WORK INSTRUCTIONS: Repeat, please, only the lines from the top of the data down to the line with "anchor=base] (mathtxt) at"; include both of those lines.

INPUT ROWS:
■ ■ ■ ■
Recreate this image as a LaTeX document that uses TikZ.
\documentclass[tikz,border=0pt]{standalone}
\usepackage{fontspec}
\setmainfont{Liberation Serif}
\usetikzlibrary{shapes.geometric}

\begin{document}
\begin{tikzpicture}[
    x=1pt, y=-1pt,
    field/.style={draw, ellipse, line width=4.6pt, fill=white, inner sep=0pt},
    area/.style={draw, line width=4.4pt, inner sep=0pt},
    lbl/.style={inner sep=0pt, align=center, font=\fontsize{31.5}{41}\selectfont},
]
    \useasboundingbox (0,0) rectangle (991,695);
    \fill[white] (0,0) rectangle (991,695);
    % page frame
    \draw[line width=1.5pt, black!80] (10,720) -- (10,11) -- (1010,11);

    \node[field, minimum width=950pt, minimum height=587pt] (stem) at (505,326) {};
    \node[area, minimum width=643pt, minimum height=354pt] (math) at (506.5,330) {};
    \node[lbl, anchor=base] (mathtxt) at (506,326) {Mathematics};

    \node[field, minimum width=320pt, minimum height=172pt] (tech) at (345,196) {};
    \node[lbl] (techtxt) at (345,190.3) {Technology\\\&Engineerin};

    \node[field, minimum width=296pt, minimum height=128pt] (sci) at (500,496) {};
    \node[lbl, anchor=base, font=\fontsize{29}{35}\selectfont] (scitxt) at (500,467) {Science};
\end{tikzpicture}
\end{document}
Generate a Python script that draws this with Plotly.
■ ■ ■ ■
SOLUTION:
Recreate this image as a LaTeX document that uses TikZ.
\documentclass[tikz,border=0pt]{standalone}
\usepackage{fontspec}
\setmainfont{Liberation Serif}
\usetikzlibrary{shapes.geometric}

\begin{document}
\begin{tikzpicture}[
    x=1pt, y=-1pt,
    field/.style={draw, ellipse, line width=4.6pt, fill=white, inner sep=0pt},
    area/.style={draw, line width=4.4pt, inner sep=0pt},
    lbl/.style={inner sep=0pt, align=center, font=\fontsize{31.5}{41}\selectfont},
]
    \useasboundingbox (0,0) rectangle (991,695);
    \fill[white] (0,0) rectangle (991,695);
    % page frame
    \draw[line width=1.5pt, black!80] (10,720) -- (10,11) -- (1010,11);

    \node[field, minimum width=950pt, minimum height=587pt] (stem) at (505,326) {};
    \node[area, minimum width=643pt, minimum height=354pt] (math) at (506.5,330) {};
    \node[lbl, anchor=base] (mathtxt) at (506,326) {Mathematics};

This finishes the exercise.